In our toxic little foursome, Kyle and I spend the most time together by ourselves, and tension has lingered between Daytona and me since I started transitioning.
I had a sneaking suspicion in those early days that she felt a bit as if I’d stepped on her shoe while walking behind her.
Being trans was her thing, mostly because she relished her position as the only girl in our group.
In the years since, we’ve sanded down the rough edges of relating to each other as women, but I’ve always been worried she resented me not just for moving in on her territory, but for doing it with relative ease. Or at least, ease with my relatives.
“I hope so,” I say, resting my head against the window and watching the sun filter through slowly turning autumn leaves on the cemetery trees. “I can’t seem to escape this feeling of impending doom.”

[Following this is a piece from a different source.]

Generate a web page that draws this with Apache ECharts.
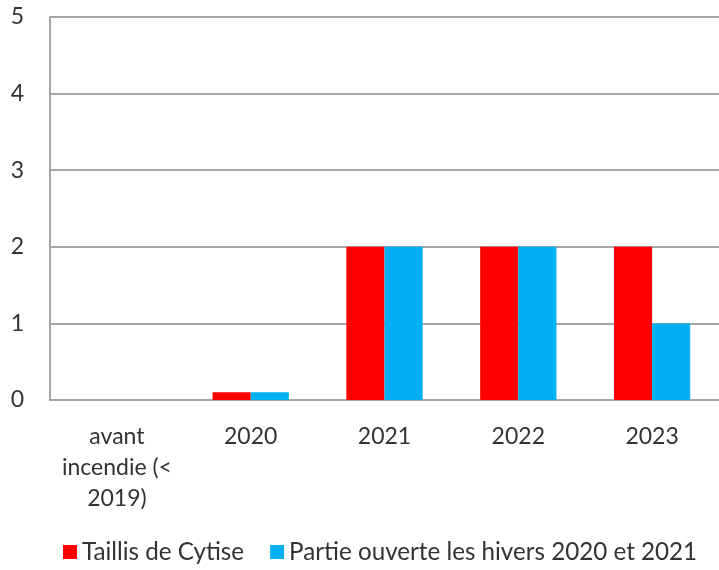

“You’re headed to Florida, the stubby little chode of America. It’s gonna fuck you, but you’re not gonna enjoy it.”
“You have such a way with words.”
I unlock my phone and begin a ritual I’ve taken to performing daily, sometimes hourly, almost like a compulsion: stalking Kim Cameron’s various social media profiles.
She’s fairly active but in a cool, detached, above-it kind of way.
Her latest Instagram story is a blurry still photo of a dark bar and the side of someone’s head.
I can’t decipher a single clue about where they are and who that person is, but I’m still full of jealousy that they’re with Kim.
I’ve got it bad.
“You’ve got it bad,” says Daytona, who has taken the red light as an opportunity to sneak a look at my phone—and into my head. “This girl must have grass-fed organic snatch.”
“I wouldn’t know.”
“But you’d like to find out.”
She turns to look at me, but I can’t see her eyes through her huge tinted aviator sunglasses. “I don’t know, Jules. I think you could have saved yourself a lot of trouble and just hit on her like a normal person.”
I huff a snarky little laugh. “You don’t get it. Kim Cameron was a hardcore lesbian in high school. She used to run a little side hustle breaking in people’s Doc Martens for them.”
“That’s not a bad business idea.”
“When she came out, my cellphone was a Motorola Razr. And she knew me when I had acne and greasy hair and oh, was a boy ! I need every advantage I can get.”
“But don’t you feel like you’re taking advantage?” It’s not judgment in her voice, but something close to it.
“I won’t deny that it’s a moral gray area, but look, she was the one who assumed I was a damaged little transsexual who needed protection from the cruel world. I just…let her keep thinking that.”
“You’re the girl who cried TERF,” she says, and I can’t help but laugh. “I just wonder…”
“What?”
She shakes her head. “I don’t know, babe. What happens when a wolf does show up to blow your house down?”
“You’re mixing metaphors. Fairy tales. Whatever.” But she has a point. I was so eager to let Kim believe my family was a minefield lying in wait to blow up the wedding, and it was easy because it hadn’t ever happened to me. There was no lingering trauma flashing red.
Which just proved Daytona wrong. Everything would work out. I’d make some sad eyes around my mother, woo my crush, and ace the ultimate test: passing for a girl Kim Cameron would date.